*PROBLEM*
Retype the opening lines of the data exactly, stopping after the line that contains "(0.16,-0.18) -- (0.16,-9.76);". Skip every picture.

*RAW DATA*

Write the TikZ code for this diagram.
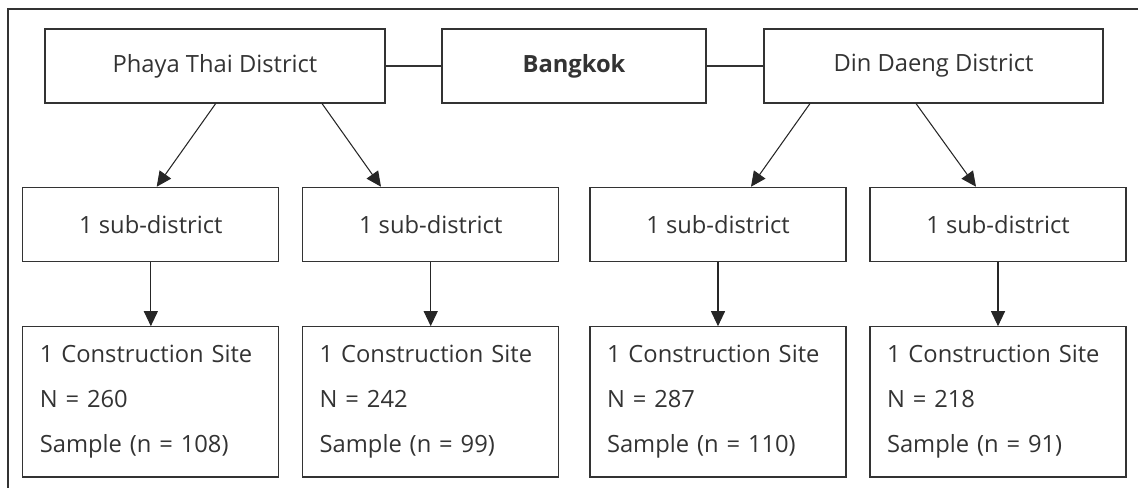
\documentclass[tikz,border=0pt]{standalone}
\usepackage{fontspec}
\setmainfont{Open Sans}
\usetikzlibrary{arrows.meta, positioning}
\tikzset{
    box/.style={draw=black!80, line width=0.6pt, minimum height=1.48cm, inner sep=0pt, text=black!80, font=\fontsize{13.5}{16}\selectfont}, % top boxes
    sub/.style={box, minimum width=5.12cm, minimum height=1.49cm}, % sub-district boxes
    site/.style={box, minimum width=5.12cm, minimum height=3.006cm, text width=4.44cm, align=left, font=\fontsize{13.5}{25.6}\selectfont}, % construction sites
}
\tikzstyle{arrow} = [line width=0.6pt, draw=black!85, -{Triangle[length=0.3cm, width=0.28cm]}]

\begin{document}
\begin{tikzpicture}
                [node distance=3.547cm, on grid]
                \useasboundingbox (0,0) rectangle (22.76,-9.76);
                \draw[line width=0.7pt, black!80] (22.76,-0.18) -- (0.16,-0.18) -- (0.16,-9.76);

                % Districts
                \node[box, minimum width=5.28cm] (bkk) at (11.48,-1.32) {\bfseries Bangkok};
                \node[box, minimum width=6.8cm] (pt) [left=7.18cm of bkk] {Phaya Thai District};
                \node[box, minimum width=6.78cm] (dd) [right=7.19cm of bkk] {Din Daeng District};

                % Sub-districts
                \node[sub] (pt1) at (3.017,-4.49) {1 sub-district};
                \node[sub] (pt2) at (8.614,-4.49) {1 sub-district};
                \node[sub] (dd1) at (14.36,-4.49) {1 sub-district};
                \node[sub] (dd2) at (19.96,-4.49) {1 sub-district};

                % Sites
                \node[site] (c1) [below=of pt1] {1 Construction Site\\N = 260\\Sample (n = 108)};
                \node[site] (c2) [below=of pt2] {1 Construction Site\\N = 242\\Sample (n = 99)};
                \node[site] (c3) [below=of dd1] {1 Construction Site\\N = 287\\Sample (n = 110)};
                \node[site] (c4) [below=of dd2] {1 Construction Site\\N = 218\\Sample (n = 91)};

                % Links
                \draw[line width=0.6pt, black!80] (pt) -- (bkk) (bkk) -- (dd);
                \draw[arrow] ([shift={(0.014,0)}]pt.south) -- ([shift={(0.117,0)}]pt1.north);
                \draw[arrow] ([shift={(2.14,0)}]pt.south) -- ([shift={(-0.994,0)}]pt2.north);
                \draw[arrow] ([shift={(-2.47,0)}]dd.south) -- ([shift={(0.66,0)}]dd1.north);
                \draw[arrow] ([shift={(-0.35,0)}]dd.south) -- ([shift={(-0.44,0)}]dd2.north);
                \foreach \s/\c in {pt1/c1, pt2/c2, dd1/c3, dd2/c4}
                    \draw[arrow] (\s) -- (\c);
            \end{tikzpicture}
\end{document}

*TASK OUTPUT*
Write the TikZ code for this diagram.
\documentclass[tikz,border=0pt]{standalone}
\usepackage{fontspec}
\setmainfont{Open Sans}
\usetikzlibrary{arrows.meta, positioning}
\tikzset{
    box/.style={draw=black!80, line width=0.6pt, minimum height=1.48cm, inner sep=0pt, text=black!80, font=\fontsize{13.5}{16}\selectfont}, % top boxes
    sub/.style={box, minimum width=5.12cm, minimum height=1.49cm}, % sub-district boxes
    site/.style={box, minimum width=5.12cm, minimum height=3.006cm, text width=4.44cm, align=left, font=\fontsize{13.5}{25.6}\selectfont}, % construction sites
}
\tikzstyle{arrow} = [line width=0.6pt, draw=black!85, -{Triangle[length=0.3cm, width=0.28cm]}]

\begin{document}
\begin{tikzpicture}
                [node distance=3.547cm, on grid]
                \useasboundingbox (0,0) rectangle (22.76,-9.76);
                \draw[line width=0.7pt, black!80] (22.76,-0.18) -- (0.16,-0.18) -- (0.16,-9.76);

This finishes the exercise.